A standard physics-textbook approach to derive an integral equation for the electrostatic potential is to use Green's second identity. The electrostatic potential $\Phi$ satisfies Poisson's equation, $$ \Delta \Phi = - \rho(x) $$ where $\rho(x)$ is a distribution of sources (charges). To turn the above into an integral equation, we use Green's second identity with $\Phi$ as one of the functions and the fundamental solution of the Laplacian, which I will denote here as $\Psi(\mathbf{x}-\mathbf{x_0})$ as the other. Since $\Delta \Psi = \delta_{\mathbf{x_0}}$, one of the integrals collapses to $\Phi(\mathbf{x_0})$, and so we obtain an integral equation for $\Phi$ in terms of the fundamental solution convolved with the source, and a surface integral involving values of $\Phi$ and the normal derivative of $\Phi$ on the surface.
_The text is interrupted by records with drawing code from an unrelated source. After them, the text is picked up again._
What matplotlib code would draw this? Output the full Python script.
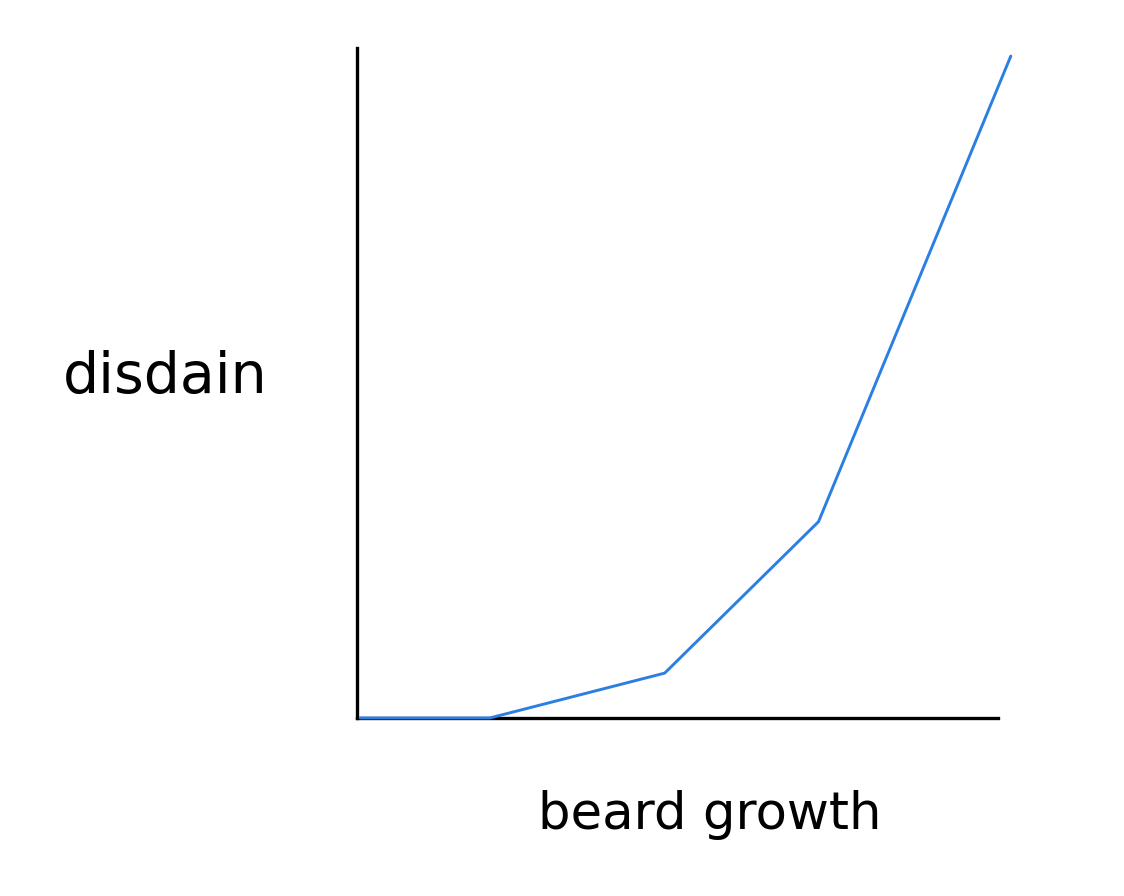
import matplotlib.pyplot as plt

# beard growth vs disdain (hand-drawn style sketch)
growth = [0.05, 2.07, 4.8, 7.2, 10.2]
disdain = [0.0, 0.0, 0.67, 2.93, 9.88]

W, H = 1124, 896
fig = plt.figure(figsize=(W / 100, H / 100), dpi=100)

# axes box in pixels: left 357, right 998, top 48, bottom 718
ax = fig.add_axes([357 / W, 1 - 718 / H, (998 - 357) / W, (718 - 48) / H])
ax.plot(growth, disdain, color="#2b7fe3", lw=2.1, clip_on=False,
        solid_capstyle="round", zorder=3)
ax.set_xlim(0, 10)
ax.set_ylim(0, 10)

for s in ["top", "right"]:
    ax.spines[s].set_visible(False)
for s in ["left", "bottom"]:
    ax.spines[s].set_linewidth(2.4)
    ax.spines[s].set_color("black")
ax.set_xticks([])
ax.set_yticks([])

fig.text(165 / W, 1 - 378 / H, "disdain", fontsize=41, ha="center",
         va="center", family="DejaVu Sans")
fig.text(710 / W, 1 - 815 / H, "beard growth", fontsize=37, ha="center",
         va="center", family="DejaVu Sans")

fig.savefig("out.png", dpi=100)
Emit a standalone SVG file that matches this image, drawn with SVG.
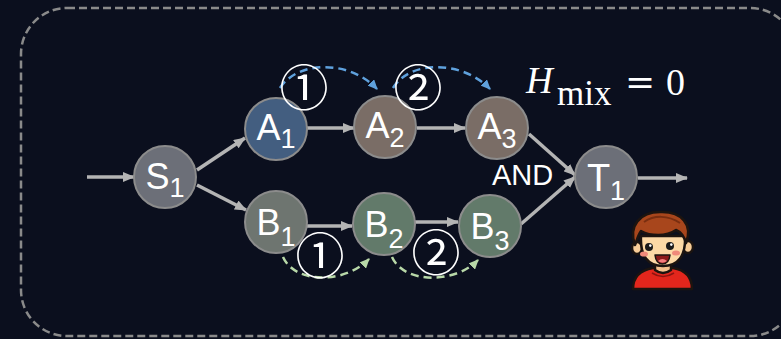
<svg xmlns="http://www.w3.org/2000/svg" width="781" height="339" viewBox="0 0 781 339">
  <defs>
    <style>
      .node circle { stroke: #8c8c8c; stroke-width: 2; }
      .lbl { font-family: "Liberation Sans", Arial, sans-serif; font-size: 36px; fill: #ffffff; text-anchor: middle; }
      .sub { font-size: 27px; }
      .edge { fill: none; stroke: #b4b4b4; stroke-width: 3.5; marker-end: url(#head); }
      .hop { fill: none; stroke-width: 2.5; stroke-dasharray: 8 5; }
      .hop.a { stroke: #5fa1dd; marker-end: url(#headBlue); }
      .hop.b { stroke: #b8d8a8; marker-end: url(#headGreen); }
      .step { font-family: "Noto Sans CJK SC", "DejaVu Sans", sans-serif; font-size: 49px; fill: #ffffff; text-anchor: middle; }
      .and { font-family: "Liberation Sans", Arial, sans-serif; font-size: 29px; fill: #ffffff; }
      .math { font-family: "Liberation Serif", "Times New Roman", serif; font-size: 37px; fill: #ffffff; }
    </style>
    <marker id="head" viewBox="0 0 12 10" markerUnits="userSpaceOnUse" markerWidth="12" markerHeight="10" refX="11" refY="5" orient="auto">
      <path d="M0,0 L12,5 L0,10 Z" fill="#b4b4b4"/>
    </marker>
    <marker id="headBlue" viewBox="0 0 10 9" markerUnits="userSpaceOnUse" markerWidth="10" markerHeight="9" refX="9" refY="4.5" orient="auto">
      <path d="M0,0 L10,4.5 L0,9 Z" fill="#5fa1dd"/>
    </marker>
    <marker id="headGreen" viewBox="0 0 10 9" markerUnits="userSpaceOnUse" markerWidth="10" markerHeight="9" refX="9" refY="4.5" orient="auto">
      <path d="M0,0 L10,4.5 L0,9 Z" fill="#b8d8a8"/>
    </marker>
  </defs>

  <!-- background and dashed frame -->
  <rect x="0" y="0" width="781" height="339" fill="#0b0f1e"/>
  <rect x="21" y="8" width="775" height="328" rx="46" ry="46" fill="none" stroke="#8a8a8a" stroke-width="2.5" stroke-dasharray="8 4"/>

  <!-- connectors -->
  <g id="connectors">
    <path class="edge" d="M87,177 L134,177"/>
    <path class="edge" d="M197,170 L245,138"/>
    <path class="edge" d="M197,185 L246,210"/>
    <path class="edge" d="M307,128 L354,128"/>
    <path class="edge" d="M417,128 L465,128"/>
    <path class="edge" d="M307,226 L352,226"/>
    <path class="edge" d="M415,222 L458,222"/>
    <path class="edge" d="M529,134 L575,175"/>
    <path class="edge" d="M521,224 L575,177"/>
    <path class="edge" d="M638,178 L687,178"/>
    <!-- dashed hop arcs -->
    <path class="hop a" d="M280,88 C298,60 350,60 377,89"/>
    <path class="hop a" d="M393,88 C410,60 462,60 490,89"/>
    <path class="hop b" d="M283,257 C295,284 345,284 369,259"/>
    <path class="hop b" d="M392,257 C404,284 455,284 478,260"/>
  </g>

  <!-- nodes -->
  <g id="S1" class="node">
    <circle cx="165" cy="177" r="31" fill="#6c6f78"/>
    <text class="lbl" x="165" y="189">S<tspan class="sub" dy="8">1</tspan></text>
  </g>
  <g id="A1" class="node">
    <circle cx="276" cy="129" r="31" fill="#435e80"/>
    <text class="lbl" x="276" y="140">A<tspan class="sub" dy="8">1</tspan></text>
  </g>
  <g id="A2" class="node">
    <circle cx="385" cy="127" r="31" fill="#7a6d66"/>
    <text class="lbl" x="385" y="138">A<tspan class="sub" dy="9">2</tspan></text>
  </g>
  <g id="A3" class="node">
    <circle cx="497" cy="128" r="31" fill="#7a6d66"/>
    <text class="lbl" x="497" y="139">A<tspan class="sub" dy="9">3</tspan></text>
  </g>
  <g id="B1" class="node">
    <circle cx="276" cy="222" r="31" fill="#6e7570"/>
    <text class="lbl" x="276" y="235">B<tspan class="sub" dy="11">1</tspan></text>
  </g>
  <g id="B2" class="node">
    <circle cx="384" cy="224" r="31" fill="#627a6a"/>
    <text class="lbl" x="384" y="237">B<tspan class="sub" dy="11">2</tspan></text>
  </g>
  <g id="B3" class="node">
    <circle cx="490" cy="226" r="31" fill="#627a6a"/>
    <text class="lbl" x="490" y="239">B<tspan class="sub" dy="11">3</tspan></text>
  </g>
  <g id="T1" class="node">
    <circle cx="606" cy="177" r="31" fill="#6c6f78"/>
    <text class="lbl" x="606" y="191" style="font-size:38px">T<tspan class="sub" dy="9">1</tspan></text>
  </g>

  <!-- step markers -->
  <g id="steps">
    <text class="step" x="304" y="106">①</text>
    <text class="step" x="418" y="106">②</text>
    <text class="step" x="320" y="274">①</text>
    <text class="step" x="436" y="271">②</text>
  </g>

  <text class="and" x="492" y="185">AND</text>

  <!-- mixing entropy formula -->
  <g id="formula">
    <text class="math" x="526" y="93" style="font-style:italic">H</text>
    <text class="math" x="557" y="105" style="font-size:35px">mix</text>
    <text class="math" x="625" y="94" style="font-family:'DejaVu Serif', serif; font-size:36px">=</text>
    <text class="math" x="666" y="95" style="font-size:38px">0</text>
  </g>

  <!-- person avatar -->
  <g id="person" stroke="#1c1410" stroke-width="2.5" stroke-linejoin="round">
    <path d="M633,289 C633,277 641,270 653,268 L673,268 C685,270 692,277 692,289 Z" fill="#e3261c"/>
    <path d="M652,273 Q663,280 674,273" fill="none" stroke="#8e1410" stroke-width="1.5"/>
    <path d="M655,261 L655,270 Q663,276 671,270 L671,261 Z" fill="#f4c28e"/>
    <ellipse cx="637" cy="248" rx="5" ry="6" fill="#f8cd98"/>
    <ellipse cx="688" cy="247" rx="5" ry="6" fill="#f8cd98"/>
    <path d="M641,236 C640,256 648,266 663,266 C678,266 686,256 685,236 Z" fill="#fcd9a6"/>
    <path d="M635,245 C628,226 640,212 660,212 C682,211 693,225 686,243 C684,236 681,232 676,230 C666,237 650,236 641,231 C638,235 637,240 635,245 Z" fill="#a8461c"/>
    <path d="M644,222 C654,215 668,215 680,223" fill="none" stroke="#7a2e10" stroke-width="2"/>
    <g stroke="none">
      <circle cx="649" cy="247" r="4" fill="#1a1a1a"/>
      <circle cx="670" cy="246" r="4" fill="#1a1a1a"/>
      <circle cx="650.3" cy="245.6" r="1.3" fill="#ffffff"/>
      <circle cx="671.3" cy="244.6" r="1.3" fill="#ffffff"/>
      <ellipse cx="644" cy="254" rx="4" ry="2.6" fill="#f08a7a"/>
      <ellipse cx="676" cy="253" rx="4" ry="2.6" fill="#f08a7a"/>
    </g>
    <path d="M655,255 L670,255 Q669,264 662.5,264 Q656,264 655,255 Z" fill="#8b1a1a" stroke-width="1.5"/>
    <path d="M658,261 Q662.5,257 667,261 Q662.5,264.5 658,261 Z" fill="#f47c7c" stroke="none"/>
  </g>
</svg>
For example, in 3 dimensions: $$ \Phi(\mathbf{x}) = \int_D \mathrm{d}^3x' \; \frac{\rho(\mathbf{x'})}{4\pi |\mathbf{x}-\mathbf{x'}|} + \frac{1}{4 \pi} \oint_{\partial D} \mathrm{d}^2x'\; \left [ \frac{1}{|\mathbf{x} - \mathbf{x'}|} \frac{\partial \Phi}{\partial n'} - \Phi(\mathbf{x'}) \frac{\partial ~}{\partial n'}\frac{1}{|\mathbf{x}-\mathbf{x'}|} \right ]. $$
In fluid mechanics, there is a similar result to Green's second identity that goes by the name of Lorentz's reciprocal identity. Once again, this is used to derive an integral representation for the velocity field (see e.g. Pozrikidis 1992)
The aforementioned book by Pozrikidis also claims that this can be done for any linear elliptic PDE. What is the general procedure and general theory for doing so?